Another weird thing I picked up on is that you seem to have to specifically prompt for the people in your images to be smiling or look happy. Perhaps it was just the prompts I used (or the ones I didn’t), but even with descriptions that featured the words “happy” or “laughing” a lot of the generations I received back from the bot featured faces with very sullen, serious expressions.
The word “cannabis” itself also proved to be a bit tricky to incorporate into the images, with entirely different plants and sometimes just the colour green substituting for a feature of the thing itself, while for whatever reason terms like “bong” and “joint” turn up strange renders and really just seem to go over the bot’s head at this point.
Inevitably these are all kinks that will be ironed out with time, though. For now it’s just fun to enjoy the weird and wonderful results, and embrace AI’s imperfect interpretations before it soon gets too close to tell the reality from the render.
Plus, a point that should probably have been made earlier is that AI art modelling is a top tier activity for when you’re stoned. That lucky packet feeling of hitting enter on a prompt and seeing your ideas spring so quickly to life in ways you could never imagine is amazing. Super satisfying, often awe-inspiring, and totally hilarious when they slightly miss the mark.
And the big question of whether these images actually constitute artwork?

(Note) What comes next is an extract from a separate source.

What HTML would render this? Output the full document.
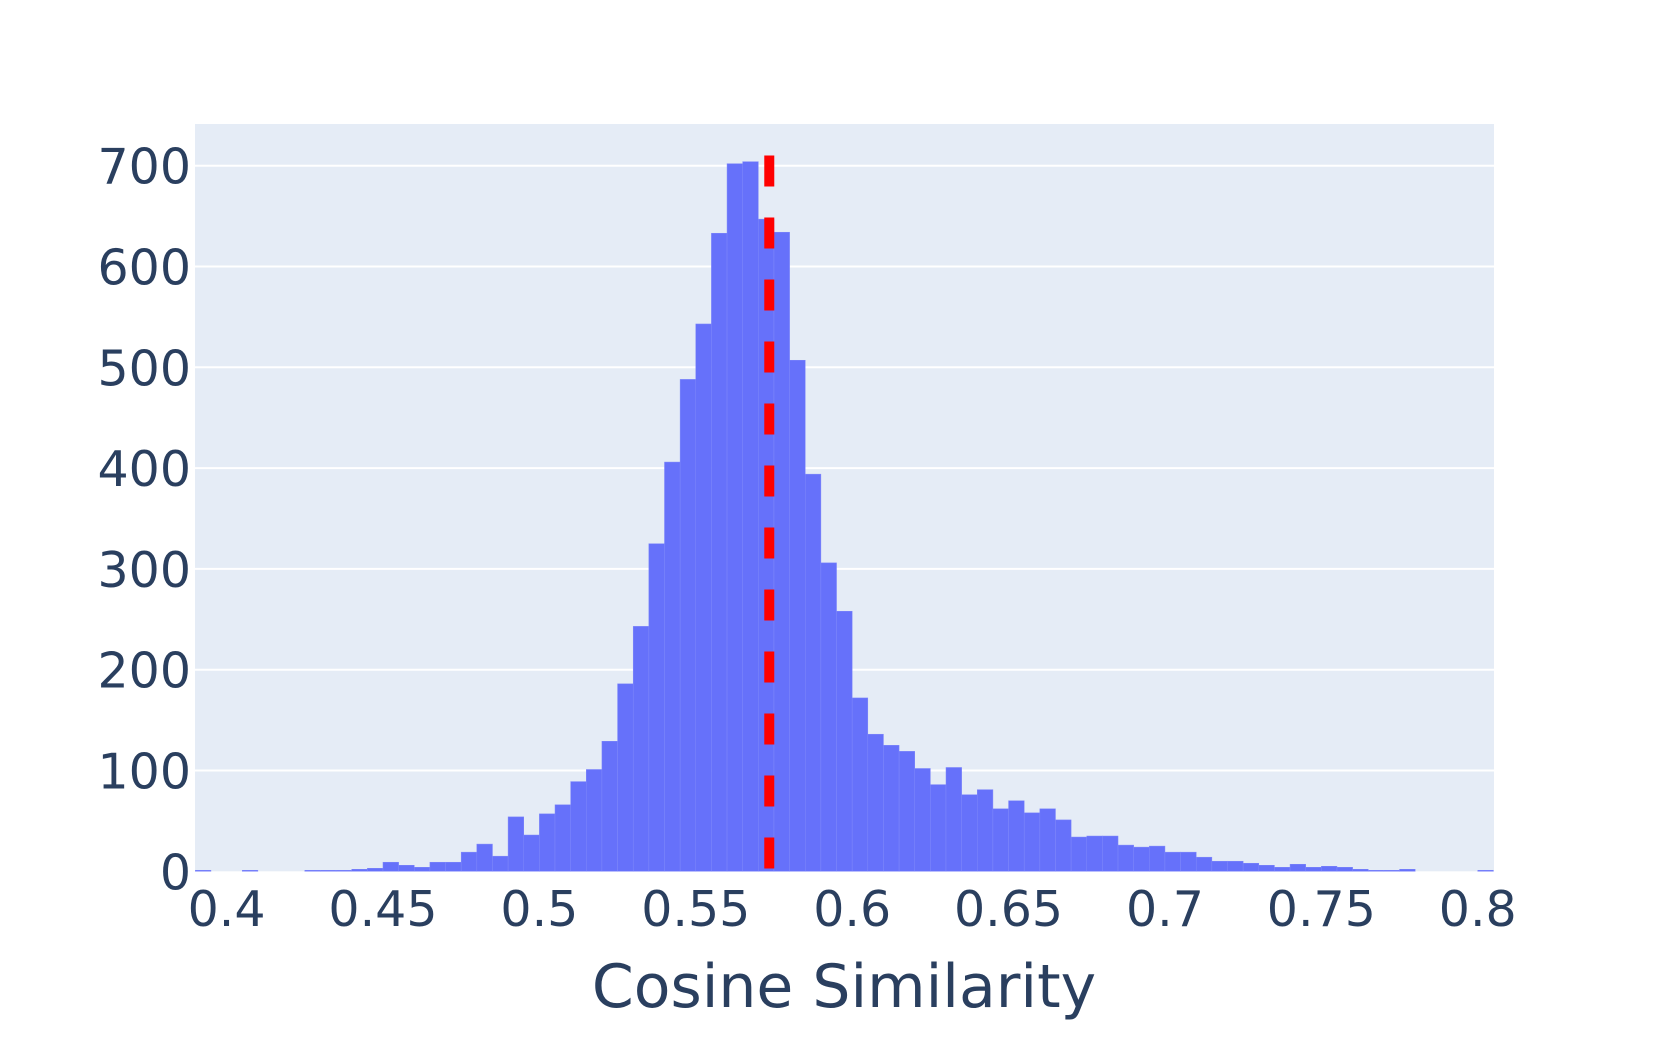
<!DOCTYPE html>
<html><head><meta charset="utf-8"><style>
html,body{margin:0;padding:0;background:#fff;}
svg{display:block;font-family:"DejaVu Sans","Liberation Sans",sans-serif;}
</style></head><body>
<svg id="chart" width="1661" height="1038" viewBox="0 0 1661 1038" xmlns="http://www.w3.org/2000/svg">
<rect x="195" y="124" width="1299" height="747.3" fill="#e5ecf6"/>
<g id="grid"></g>
<g id="bars"></g>
<g id="mean"></g>
<g id="yticks"></g>
<g id="xticks"></g>
<text x="844" y="1007" text-anchor="middle" font-size="60" fill="#2a3f5f">Cosine Similarity</text>
</svg>
<script>
const binStart = 0.39;
const binSize = 0.005;
const counts = [1,0,0,1,0,0,0,1,1,1,2,3,9,6,4,9,9,19,27,15,54,36,57,66,89,101,129,186,243,325,406,488,543,633,702,704,647,634,507,394,306,258,172,136,125,119,102,86,103,76,81,62,70,58,62,51,34,35,35,26,24,25,19,19,14,10,10,8,6,4,7,4,5,4,2,1,1,2,0,0,0,0,1];
const yTicks = [0,100,200,300,400,500,600,700];
const xTicks = [0.4,0.45,0.5,0.55,0.6,0.65,0.7,0.75,0.8];
const xTickLabels = ["0.4","0.45","0.5","0.55","0.6","0.65","0.7","0.75","0.8"];
const meanValue = 0.5735;

const NS = "http://www.w3.org/2000/svg";
const X0=195, X1=1494, Y0=871.3;
const xMin=0.3899, xMax=0.8052;
function xs(v){return X0+(v-xMin)/(xMax-xMin)*(X1-X0);}
function ys(v){return Y0-v*1.008;}
function mk(tag,attrs,parent){const e=document.createElementNS(NS,tag);for(const k in attrs)e.setAttribute(k,attrs[k]);parent.appendChild(e);return e;}

const grid=document.getElementById('grid');
yTicks.forEach(t=>{
  if(t===0) return;
  const l=mk('line',{x1:X0,x2:X1,y1:ys(t),y2:ys(t),stroke:'#fff','stroke-width':2},grid);
  
  
});
const bars=document.getElementById('bars');
counts.forEach((c,i)=>{
  if(c<=0) return;
  const a=binStart+i*binSize, b=a+binSize;
  let x1=Math.max(xs(a),X0), x2=Math.min(xs(b),X1);
  const r=mk('rect',{x:x1,y:ys(c),width:x2-x1,height:Y0-ys(c),fill:'#636efa','fill-opacity':0.98,stroke:'#7f88fb','stroke-width':0.5},bars);
  
  
});
const mean=document.getElementById('mean');
const ml=mk('line',{x1:xs(meanValue),x2:xs(meanValue),y1:155.5,y2:Y0,stroke:'#ff0000','stroke-width':10,'stroke-dasharray':'31,31'},mean);


const yt=document.getElementById('yticks');
yTicks.forEach(t=>{
  const e=mk('text',{x:191,y:ys(t)+18,'text-anchor':'end','font-size':49,fill:'#2a3f5f'},yt);
  e.textContent=String(t);
  
  
});
const xt=document.getElementById('xticks');
xTicks.forEach((t,i)=>{
  const e=mk('text',{x:xs(t),y:926,'text-anchor':'middle','font-size':49,fill:'#2a3f5f'},xt);
  e.textContent=xTickLabels[i];
  
  
});
</script>
</body></html>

An interesting conundrum to consider, because while the bot may be doing the leg work you are ultimately the puppet master when it comes to prompting. But at this point that’s maybe not even a debate necessarily worth having, in the name of just having fun and becoming better acquainted with what is ultimately radical and very powerful technology that will soon become part of our everyday lives.
Because let’s face it - while AI may be having a big year now, it is going to be the first of many to come for the rest of our lives, as technology continues to innovate, improve and evolve at the speed of light. And you know what they say, if you can’t beat ‘em, join ‘em in bringing your wildest imagination to life.